IPRT welcomes IPS focus on overcrowding
The Irish Penal Reform Trust (IPRT) has welcomed many elements of two strategy documents published by the Irish Prison Service (IPS).
The IPS yesterday (29 November) launched its service strategy for the 2023-2027 period, as well as a drugs strategy for 2023-2026, at an event in Mountjoy Prison.
Writing in its service strategy, IPS director general Caron McCaffrey said that the organisation was facing many challenges, citing the rising numbers in custody and an ageing prisoner population.
She also referred to the challenge of maintaining services during times of rising costs and a tight labour market.
Alternative pathways
Saoirse Brady (IPRT Executive Director) welcomed the particular focus in the service strategy on examining alternative prisoner pathways for people who did not pose a risk of serious harm, and reducing overcrowding in prisons.
The strategy outlined plans for improved prisoner services to accommodate for the recent growth in the number of people in prison – including healthcare, rehabilitation, education, pathways to employment, and resettlement.
Brady warned, however, that broader efforts across the criminal-justice system must focus on reducing the number of people sent to prison in the first place. She highlighted the IPRT’s particular concern about the high rates of people on remand in prisons.
Brady also welcomed the IPS’s plans to improve and expand its digital platforms – including the introduction of self-service kiosks and in-cell telephones and devices. She added, however, that these enhancements should not be a replacement for in-person visits.

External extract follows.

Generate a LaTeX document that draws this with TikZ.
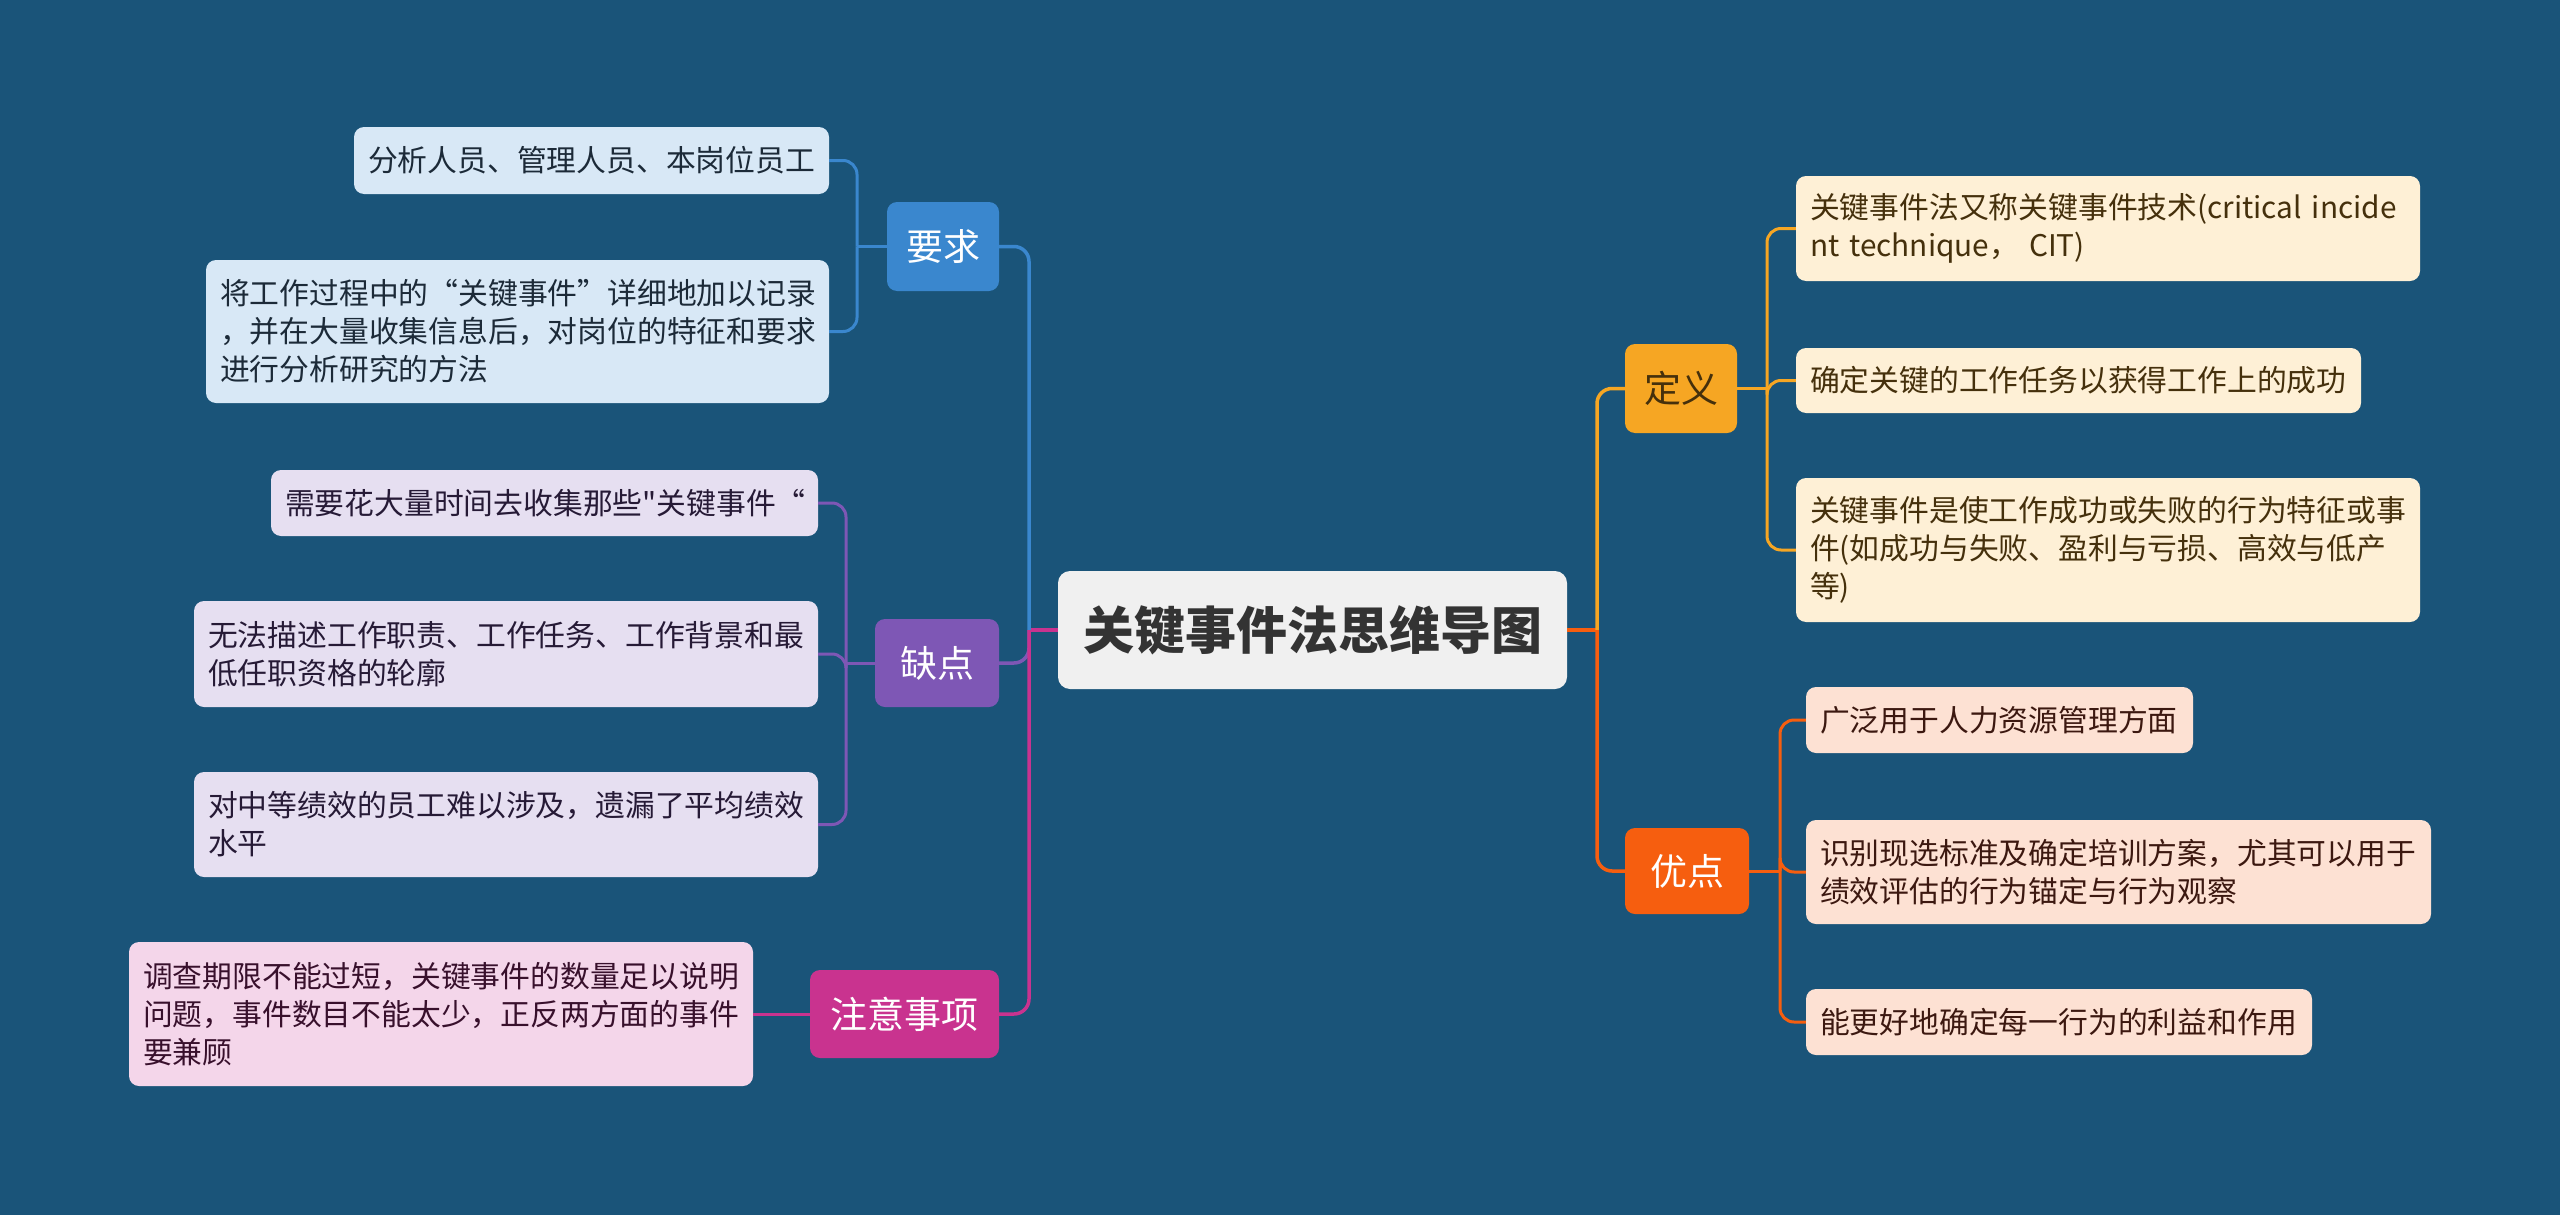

The IPRT expressed disappointment that an IPS plan to ‘constructively engage prisoners and families’ was set for 2025, saying that this should take place sooner.
Co-operation on drugs welcomed
The prison service’s drugs strategy sets out three objectives in its approach to the use of drugs:
- Inform and educate,
- Detect and reduce, and
- Support and treat.
IPRT acknowledged that the IPS was faced with “an extraordinarily difficult situation” regarding the impact that drugs had on the prison estate.
“It is commendable to see the IPS recognise the need for meaningful and wide-ranging co-operation and partnership across all criminal-justice and support agencies to tackle the problem of drug use,” the trust stated.
“We feel the IPS should place increased emphasis on the objective of ‘support and treat’ as the foundation on which any long-lasting success in combating drug misuse is built,” said Brady.
The IPRT called for an approach that prioritised harm-reduction – including through the introduction of needle-exchange programmes, and anti-overdose measures, such as providing naloxone nasal sprays.